Samir Ghrib Entraîneur soccer masculin Rouge et Or Université Laval

Samir Ghrib est entraîneur de la formation masculine de soccer du Rouge et Or de l’Université Laval depuis 2000. Il profite des élections pour partager leurs réflexions à l’occasion de la série Regards sur la campagne, un projet des Coops de l’information visant à donner la parole à des gens de tous les horizons sur le Québec d’aujourd’hui.

Ça fait 38 hivers que je suis chez vous qui est devenu chez moi, une expression que j’utilise souvent avec affection, admiration et fierté.

Affection, car je suis littéralement tombé amoureux de ma société d’accueil, en amour comme on dit au Québec.
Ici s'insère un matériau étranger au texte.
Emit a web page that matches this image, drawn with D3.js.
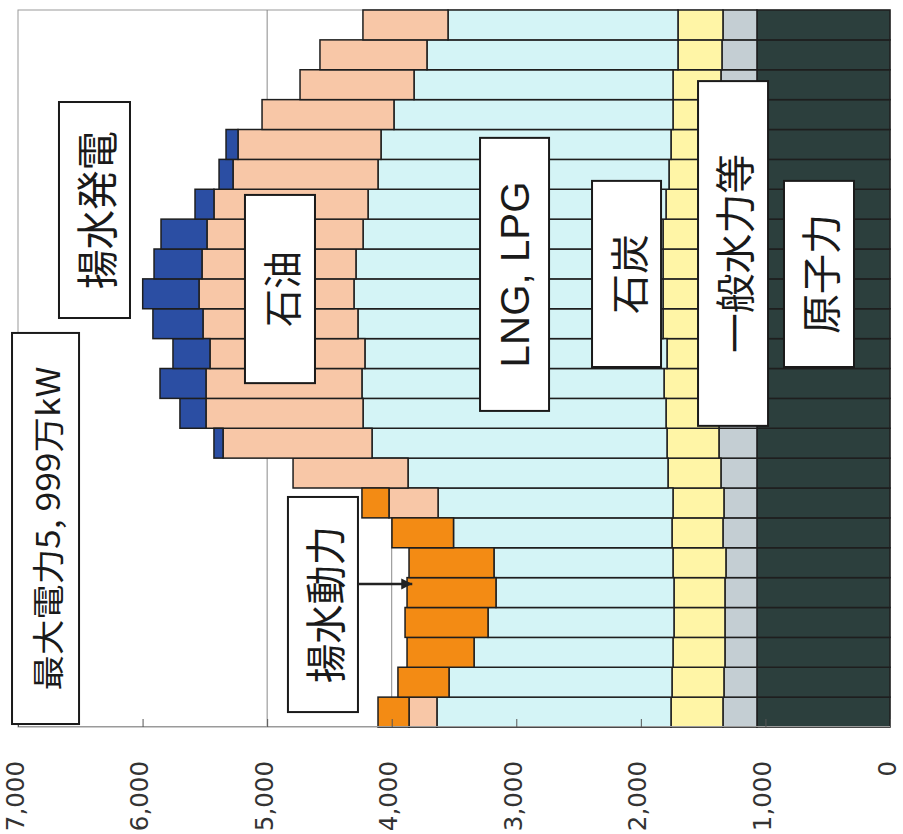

Une société où il n’y pas de tensions inutiles dans les rapports humains, une société où on te fait sentir que tu fais partie du «nous» sans te faire sentir que tu viens d’ailleurs. Pour moi, c’est ça la valeur québécoise numéro 1.

Admiration, car même après 38 hivers, je suis toujours émerveillé par la douceur de vivre de la société québécoise, son pragmatisme et la gentillesse de ses citoyens.

On me fera remarquer que je peux être biaisé dans mes perceptions, car je vis à Québec, une société plus homogène, et le fait que je provienne d’un milieu sportif, généralement ouvert et rassembleur autour d’une passion, qui fait fi des différences, pour les transformer en forces. Je ne doute pas que d’autres membres dites de communautés culturelles, minorités visibles, allophones, autant d’étiquettes que je déteste, peuvent connaître des parcours plus difficiles. Mais c’est mon histoire, mon expérience québécoise à moi. Elle est positive grâce aux gens que je côtoie quotidiennement, et ce à travers le Québec au complet.

Fierté, car aimer le Québec, c’est aimer ses gens, comprendre ses combats, connaître son histoire et surtout contribuer à son épanouissement. Moi, je le fais avec un ballon rond.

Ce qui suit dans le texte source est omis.